Le rêve européen de Jacques Sapir

 

laurentpinsolle Outre son texte sur la Grèce publié sur Marianne 2, Jacques Sapir a commis une très belle analyse des enjeux économiques actuels projetés vers la présidentielle. Yann en a publié l’intégralité sur son blog. Petite revue de ce texte passionnant et des ajouts très pertinents de Yann.

Une brillante synthèse économique

Jacques Sapir commence son texte par un tableau de la situation actuelle. Il relativise la grande peur de la dette aujourd’hui véhiculée par la plupart des médias. Il souligne que la situation de la France n’est pas si dramatique que cela, d’une part parce que le niveau de notre dette publique est comparable à la moyenne de l’euro-zone et ensuite parce que si l’on prend en compte les dettes privées, nous sommes alors les moins endettés. J’ajouterai en plus que l’Etat Français a beaucoup d’actifs…

Il poursuit par un rappel du creusement des inégalités en montrant l’envolée de la part des hauts revenus dans le total. Aux Etats-Unis, 1% des ménages touchent plus de 15% des revenus totaux. En soulignant que le salaire médian stagne, il démasque la réalité derrière la hausse du salaire moyen, à savoir que seuls les hauts revenus progressent. Cette stagnation s’explique bien sûr par l’ouverture commerciale vers des pays où les salaires ne sont qu’une fraction des nôtres.

J’y ajouterai, en reprenant Galbraith que c’est en partie ce creusement des inégalités qui est responsable des crises à répétition que nous vivons. En effet, en permettant une accumulation importante de richesse, cela créé un déséquilibre entre la demande et l’offre qui pousse la valeur des actifs à la hausse, et contribue à la formation des bulles que nous avons connues récemment. D’ailleurs, les phases de bulle correspondent très souvent aux phases de creusement des inégalités.

La révolution européenne

J’emploi le terme « révolution » à dessein car c’est ce que Jacques Sapir propose.

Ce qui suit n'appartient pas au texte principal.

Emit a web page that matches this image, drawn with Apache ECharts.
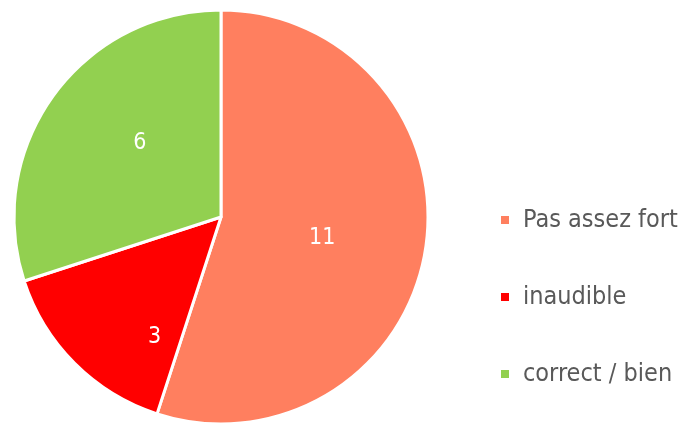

Pour lui, la construction européenne agit davantage comme un outil d’asservissement des Etats au néolibéralisme, que ce soit par la force de l’euro ou l’ouverture des frontières. En outre, elle favorise les comportements de passager clandestin avec une Allemagne qui comprime ses coûts et sa demande tout en profitant de la demande des autres pays. Du coup, il propose une rupture radicale qui serait menée par la France.

Jacques Sapir propose donc une épreuve de force, qui n’est pas sans rappeler la politique de la chaise vide. Selon lui, la France doit provoquer un affrontement, sans hésiter à aller jusqu’à la rupture. C’est le seul moyen pour lui de la réformer radicalement. Il pense que même si nous sommes seuls au démarrage, « nous ne le resterons pas longtemps ». Il en dessine les contours : contrôle des mouvements de capitaux, retour aux monnaies nationales, protectionnisme commercial, contrôle des banques centrales.

Loin des querelles d’ego qui se dessinent, Jacques Sapir a le grand mérite de parler d’un fond qui a trop déserté le PS, l’UMP, le Modem ou les Verts. Mieux encore, la voie qu’il dessine est profondément gaulliste car elle remet le fait national et la politique au centre de tout, pour l’intérêt de tous.